Headline
Sophisticated Hermit Mobile Spyware Heralds Wave of Government Surveillance
At the SecTor 2022 conference in Toronto next month, researchers from Lookout will take a deep dive into Hermit and the shadowy world of mobile surveillance tools used by repressive regimes.
While NSO Group’s Pegasus spyware is perhaps the highest-profile surveillance weapon used by repressive governments against civil society, a recently discovered, powerful mobile reconnaissance malware dubbed Hermit has come to light, being touted by an Italian developer as a “lawful intercept” tool.
At the upcoming SecTor 2022 conference in Toronto, Christoph Hebeisen, director of security intelligence research at Lookout, and Paul Shunk, security researcher at the firm, will lay out Hermit’s surveillance capabilities, against the backdrop of the growing nation-state market and use of these shadowy applications.
So far, Lookout has observed the Hermit spyware being used by the government of Kazakhstan after the violent suppression of protests with the help of Russian armed forces; being applied by Italian law enforcement; and being deployed against the Kurdish minority in the conflict-plagued northeastern Syrian region of Rojava.
Hermit: Hiding Out 1 Tier Below Pegasus
The researchers will kick off their Oct. 5 session, entitled “A Hermit Out of Its Shell,” with a discussion of where Hermit fits into the mobile spyware picture.

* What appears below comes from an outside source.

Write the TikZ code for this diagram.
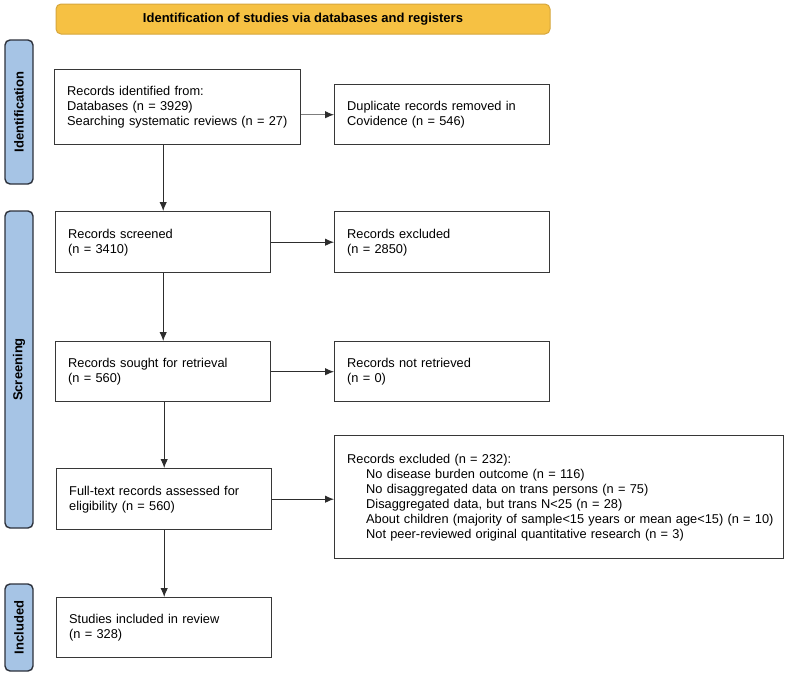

It was developed by an Italy-based vendor called RCS Lab and a related company called Tykelab Srl, according to Hebeisen, and is usually distributed on both Android and iOS platforms by masquerading as legitimate mobile apps rather than in attacks that exploit software vulnerabilities.
“There’s a varied market for these; NSO Group is certainly placed at the top of the field, and everybody recognizes the name, because they use zero-click exploits to get their surveillance malware onto the device without the user even noticing anything,” Hebeisen tells Dark Reading. “But then there is a tier of these weapons just below that, which are distributed as apps, and they are very effective even though they require a little bit of social engineering to get onto a target’s device. That’s where Hermit plays.”
In terms of its capabilities, he adds that Hermit packs an info-vacuuming punch. In addition to “standard” spyware fare like tracking users’ locations, accessing device microphones and cameras, eavesdropping on calls and texts, and stealing media files, it also offers the ability to sniff out every scrap of content and data housed in any of the apps that users have installed, including encrypted messaging apps.
“This is a very sophisticated surveillance tool,” Hebeisen says. “It takes over the operating system completely and can spy on literally everything. Given how deeply ingrained into our lives phones are these days and especially our all of our private activities, this is practically a perfect tool to find out everything an attacker ever wanted to know about somebody.”
He adds that under the hood, the malware is designed to be agile and flexible.
“Hermit is built in a very enterprise way in that it’s modular,” Hebeisen explains. “So we suspect that that might actually be part of the business model, where they can sell different tiers of this surveillance kit by including or excluding certain modules.”
From a broader perspective, Hermit showcases an uncomfortable reality when it comes to next-gen mobile malware: “Despite mobile operating systems being much more modern than many of the desktop systems and having many more security controls already in place, it’s still possible for attackers to get past them and then actually use the legitimate functionality of the operating system against targets,” Hebeisen says.
Nation-State Spyware: A Growing Threat
It should be noted that companies operating in this gray space, including RCS Labs, NSO Group, FinFisher creator Gamma Group, Israeli company Candiru, and Russia’s Positive Technologies, maintain that they only sell to legitimate intelligence and enforcement agencies. That however is a claim that many reject, including the US government, which recently sanctioned several of these organizations for contributing to human rights abuses and the targeting of journalists, human rights defenders, dissidents, opposition politicians, business leaders, and others.
Nonetheless, Hebeisen notes that there are more and more mobile spyware tools being developed for the blossoming so-called “lawful intercept” market, indicating ongoing demand. When one is struck down, “there are plenty of other companies standing in the wings just waiting to take over,” he says.
The demand makes sense from the geopolitical perspective as nations move away from kinetic conflict.
“As opposed to physical arms, for which you have to deal with all kinds of export controls if you want to sell those to regimes that are known for human rights violations, it seems much easier to get around that when you’re dealing with surveillance tools, which are essentially just a different set of weapons in the fight,” Hebeisen explains.